In a broader, cultural sense, what would you hope readers take away from this story?
This is the story of one man's life, a relatively anonymous man who died because he sold drugs - and that stark fact can be and has been sufficient for any given person to dismiss his story as one of potential wasted in the service of thuggery. And if that's your reaction, you're perfectly entitled to it. But this book is about details, it's about empathy, it's about getting to know and understand a remarkable, flawed young man. Yes, his life touches on race and class in this country, yes it illuminates certain shortcomings of the educational system, yes it speaks to the fact that living a decent life in America can be tremendously difficult. These issues are quite subjective, and they are best served to remain that way; my intent is not to make statements but simply to tell what happened. For instance, Yale has a comprehensive infrastructure in place, geared primarily toward students whose upbringings haven't necessarily prepared them for college life - academic, emotional, social. There are guidance counselors and writing tutors and cultural advisors, all free and readily available. But it turns out that the kids most likely to take advantage of these resources are those who need it the least: the Exeter graduates, the future Rhodes Scholars, the affluent students who from the day they were born were primed to believe that adults existed almost exclusively to help them. I've mentioned the idea of seeking out help, and Rob's aversion to it as an admission of not belonging. But what do you do about that gap? Who's most culpable - the students falling behind or the administration unable to pull them forward? These are questions that haven't necessarily been asked before, as they lie under the shadow of broader and more bombastic debates. I don't know the answers, but I do feel like awareness is the first step. There are many dozen discoveries like this in the book -these seemingly small manifestations of wider socio-economic issues that are all but invisible. They shouldn't be invisible. People - and particularly young people - should be talking about them. And I have a feeling they will once they've seen them throughthe eyes of Rob Peace.

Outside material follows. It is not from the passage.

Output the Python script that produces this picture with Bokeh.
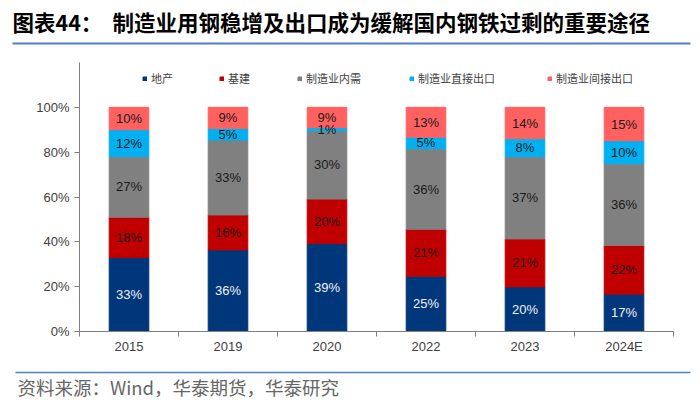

What have you discovered lately?
Through researching Rob's story, my biggest discovery has been nonfiction itself, some but not all of it related to this book. Michelle Alexander's The New Jim Crow is an incendiary journey through the United States penal system - wow, that gal is as smart as she is fearless, and she's able to make a grim study of prison policy exciting. I read Marina Keegan's The Opposite of Loneliness - which is interesting in that it is half fiction, have nonfiction. I approached this one with a bit of trepidation due to its unique and heartbreaking posthumous route to publication, and was blown away by the attention to detail, the deep earnestness that I have much nostalgia for from being twenty-two years old and striving, her ability to just write what she sees, with kindness and without self-consciousness. Her ability to redeem people with just a sentence or phrase is enviable. Susan Cain's Quiet is this joyful celebration of being an introvert in a culture governed by the "Extrovert Ideal," something I've always struggled with personally. She wrote it beautifully and the scope of her research is stunning - I think a must-read for introverts and extroverts alike. I like a good thriller - I recently burned through Hank Steinberg's Out of Range in just two days, it's a fun one, and written with care, sans the overwrought language and lazy similes that sometimes characterize the genre. It's been a while since I've really dug into a big literary fiction book, which is all I ever used to read (with all the pretentiousness that statement implies), but I'm halfway through Anthony Doerr's All the Light We Cannot See and it's such an experience, has rekindled that old, almost forgotten joy of sitting up in bed in the early a.m. with the reading light on and my wife and children and dog sound asleep, and simply inhabiting a story and siphoning its energy. A book takes you away like no other form of art, because it doesn't just happen to you like a movie or a song or a painting. You actively enter into it and participate in it, and, if it's great, give yourself up to it. Doerr's book has me. Read that one, just read it.